Karen Nooman
Senior Vice President, Global Regulatory Policy, ACRO
Studies that are intentionally planned as decentralised clinical trials provide the best opportunity to optimise the patient-centred capabilities of decentralisation.
You would not buy a sportscar and just use it for the two-mile drive to the shops. Instead, you would take it on the open road to take full advantage of its capabilities. The powerful flexibilities of a decentralised clinical trial (DCT) are only realised when a study is intentionally planned, from the start, as a decentralised trial.
Agility of decentralised clinical trials
The COVID-19 pandemic put a spotlight on the agility of DCTs. Core remote capabilities – such as direct-to-patient shipment of IMP and telemedicine visits – enabled researchers to keep many ongoing studies up and running. However, it is clinical studies which are intentionally planned and designed as DCTs – from the start – that fully optimise the value of decentralisation.

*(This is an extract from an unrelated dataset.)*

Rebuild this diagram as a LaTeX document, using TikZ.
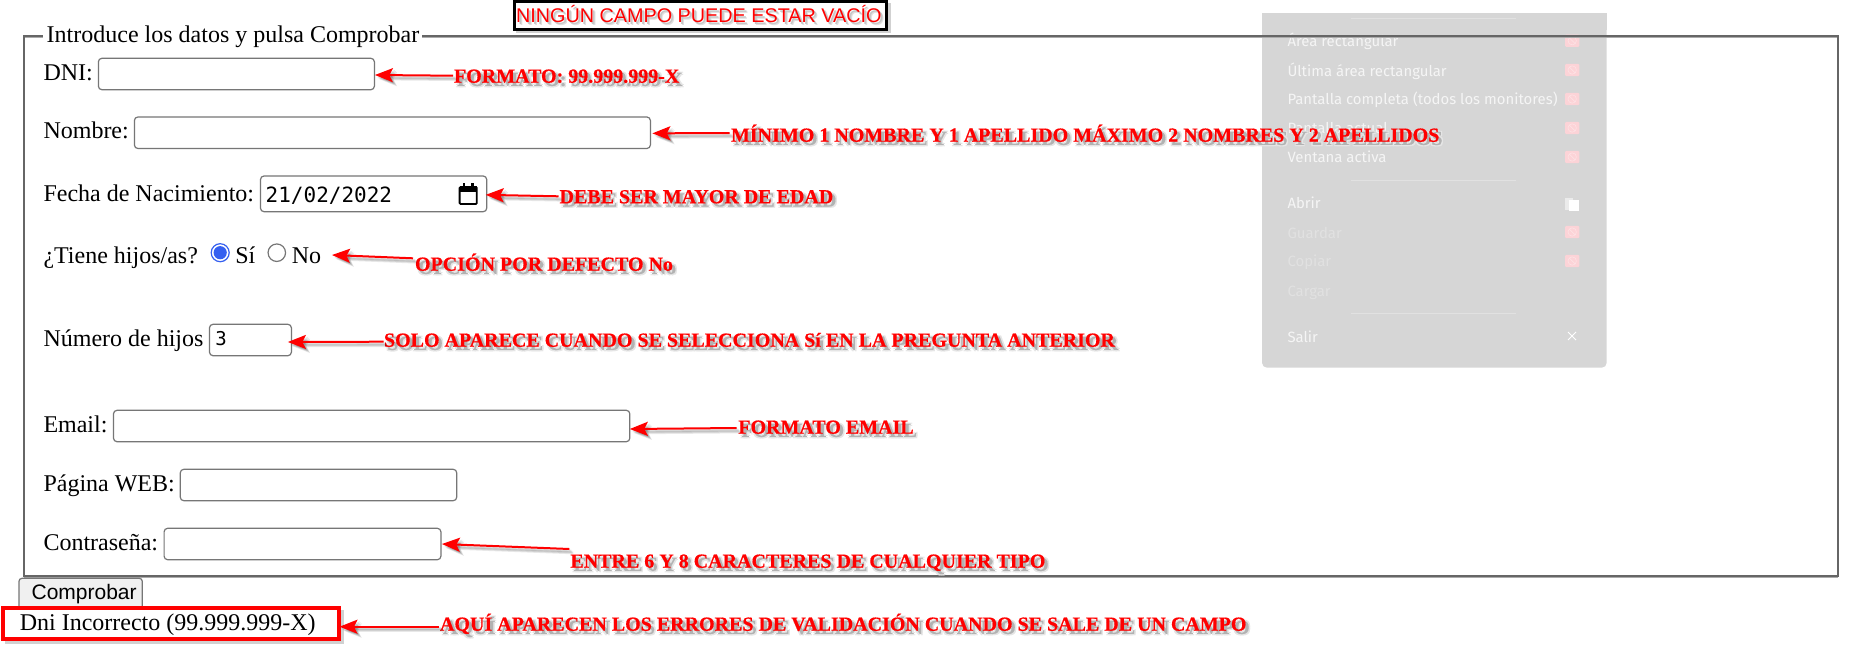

A planned DCT enables the development of a robust protocol with two key ingredients: first, early engagement across all stakeholders and second a risk-based, quality-by-design framework.
DCTs offer a rich continuum of locational flexibilities to patients – including local labs, local (or mobile) imaging centres and local pharmacies.
Understanding new trial burdens
Early patient engagement is crucial to learn how to best leverage decentralisation to mitigate patient burdens. However, it is equally important to understand how adopting a decentralised approach might introduce new burdens – such as IT barriers and privacy concerns about strangers entering the home – so that these can be addressed and mitigated before the protocol is developed.
DCTs offer a rich continuum of locational flexibilities to patients – including local labs, local (or mobile) imaging centres and local pharmacies.
Quality by design framework
In addition to early stakeholder engagement, a planned DCT permits the adoption of a quality-by-design framework with robust risk considerations. The ACRO DCT Working Party has created a DCT Toolkit, with detailed manuals on how to implement a risk-based quality by design approach to DCTs.
Untethering trial activities from hospitals and other medical sites was a powerful factor in continuing clinical trials during the COVID pandemic. Planning decentralisation from the beginning of a trial is an even stronger force in decreasing burden on patients and investigators as well as facilitating trial participation.